Later, he moved to Kashi now Varanasi, the seat of learning, when his father left Jaipur and settled there. The greatest advantage of his stay at Kashi was that he had an opportunity to listen to the conversations between his father and the legendary scholar Mahamahopadhyay Kaviraj Gopinath every Sunday. Besides, he spent two and a half hours every Sunday to study Mantra Shastra which gave him an insightful understanding of the profundity of Indian cultural heritage.
Later in the eighties he came into contact with Shri Karpoor Chandra ‘Kulish’ who encouraged him to translate the Vedic treatises authored by Pandit Madhusudan Ojha in Hindi.

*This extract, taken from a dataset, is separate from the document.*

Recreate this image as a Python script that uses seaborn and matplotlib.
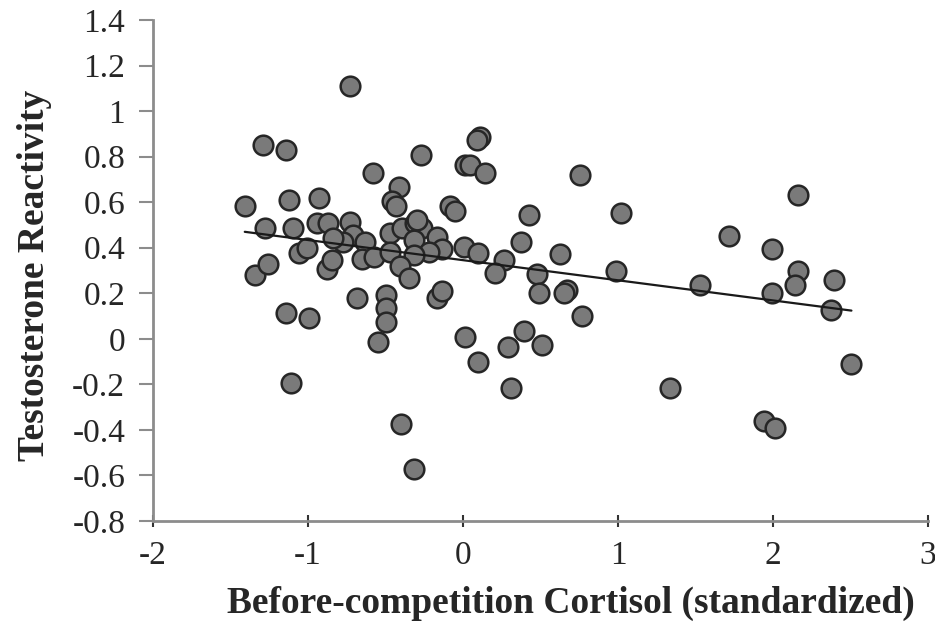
import matplotlib
matplotlib.use("Agg")
import matplotlib.pyplot as plt
import seaborn as sns
import pandas as pd

cortisol = [-0.729, -1.289, -1.143, -0.270, -0.582, -0.416, -0.459, -0.431, -1.408, -1.123,
            -0.927, -0.082, -0.050, -1.279, -1.095, -0.944, -0.869, -0.729, -0.707, -0.772,
            -0.836, -0.632, -0.653, -0.574, -0.470, -0.395, -0.309, -0.265, -0.319, -0.168,
            -0.136, -0.222, -0.319, -0.470, -0.405, -0.351, 0.004, -1.057, -1.009, -0.880,
            -0.847, -1.343, -1.257, -0.681, -0.496, -0.496, -0.496, -0.550, -0.168, -0.136,
            -1.143, -0.994, -1.110, -0.401, -0.319, 0.015, 0.095, 0.291, 0.393, 0.310,
            0.511, 0.108, 0.091, 0.015, 0.047, 0.144, 0.755, 0.425, 1.018, 0.375,
            0.623, 0.097, 0.263, 0.209, 0.479, 0.490, 0.673, 0.651, 0.985, 1.530,
            0.770, 2.160, 1.714, 1.992, 1.992, 2.160, 2.139, 2.391, 2.372, 2.506,
            1.334, 1.945, 2.014, -0.300]
testosterone = [1.111, 0.852, 0.830, 0.808, 0.730, 0.666, 0.607, 0.584, 0.585, 0.610,
                0.620, 0.585, 0.563, 0.486, 0.486, 0.508, 0.508, 0.511, 0.457, 0.427,
                0.442, 0.427, 0.350, 0.361, 0.464, 0.486, 0.508, 0.486, 0.435, 0.449,
                0.394, 0.383, 0.369, 0.383, 0.318, 0.267, 0.405, 0.376, 0.398, 0.306,
                0.347, 0.281, 0.329, 0.181, 0.193, 0.135, 0.076, -0.012, 0.179, 0.208,
                0.113, 0.091, -0.192, -0.373, -0.572, 0.010, -0.102, -0.037, 0.035, -0.214,
                -0.026, 0.886, 0.874, 0.764, 0.764, 0.730, 0.720, 0.542, 0.552, 0.427,
                0.373, 0.376, 0.347, 0.291, 0.284, 0.203, 0.215, 0.200, 0.296, 0.237,
                0.102, 0.632, 0.452, 0.395, 0.203, 0.296, 0.237, 0.259, 0.127, -0.111,
                -0.214, -0.359, -0.392, 0.520]

x_ticks = [-2, -1, 0, 1, 2, 3]
y_ticks = [-0.8, -0.6, -0.4, -0.2, 0, 0.2, 0.4, 0.6, 0.8, 1, 1.2, 1.4]
y_tick_labels = ["-0.8", "-0.6", "-0.4", "-0.2", "0", "0.2", "0.4", "0.6", "0.8", "1", "1.2", "1.4"]

df = pd.DataFrame({"cortisol": cortisol, "testosterone": testosterone})

sns.set_theme(style="white")
plt.rcParams["font.family"] = ["Liberation Serif", "DejaVu Serif"]

fig = plt.figure(figsize=(9.35, 6.29), dpi=100)
ax = fig.add_axes([153 / 935, 1 - 521 / 629, (928 - 153) / 935, (521 - 20) / 629])

sns.regplot(data=df, x="cortisol", y="testosterone", ci=None, ax=ax,
            scatter_kws=dict(s=200, color="#7a7a7a", edgecolors="#262626", linewidths=1.8, alpha=1, zorder=3),
            line_kws=dict(color="#1a1a1a", linewidth=1.6, zorder=4))

ax.set_xlim(-2, 3)
ax.set_ylim(-0.8, 1.4)
ax.set_xticks(x_ticks)
ax.set_xticklabels([str(t) for t in x_ticks])
ax.set_yticks(y_ticks)
ax.set_yticklabels(y_tick_labels)

for s in ["top", "right"]:
    ax.spines[s].set_visible(False)
for s in ["left", "bottom"]:
    ax.spines[s].set_color("#8c8c8c")
    ax.spines[s].set_linewidth(2)

ax.tick_params(axis="y", direction="out", length=10, width=1.5, color="#8c8c8c",
               labelsize=24, pad=10, left=True)
ax.tick_params(axis="x", direction="inout", length=8, width=1.5, color="#333333",
               labelsize=24, pad=10, bottom=True)

ax.set_xlabel("Before-competition Cortisol (standardized)", fontsize=27, fontweight="bold")
ax.set_ylabel("Testosterone Reactivity", fontsize=27, fontweight="bold")
ax.xaxis.set_label_coords(0.539, -0.13)
ax.yaxis.set_label_coords(-0.13, 0.491)
ax.grid(False)

fig.savefig("out.png", dpi=100)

The following books of Pt. Ojha have been translated by Pandit Devidutt Chatruvedi :

  1. Brahm Sidhant
  2. Jagadguru Vaibhavam
  3. Pitra Samiksha
  4. Bhagvat Gita ka Vigyanmay Rahasya Kand

These books have been published by Rajasthan Patrika. The Hindi renderings of Pandit Ojha’s books elucidating the scientific aspects of Vedas by Pandit Devidutt Sharma Chaturvedi speak volumes of his erudition and deep study. He passed away at age 92 but even during his advanced age at around 90 he exuded refulgence and continued his studies.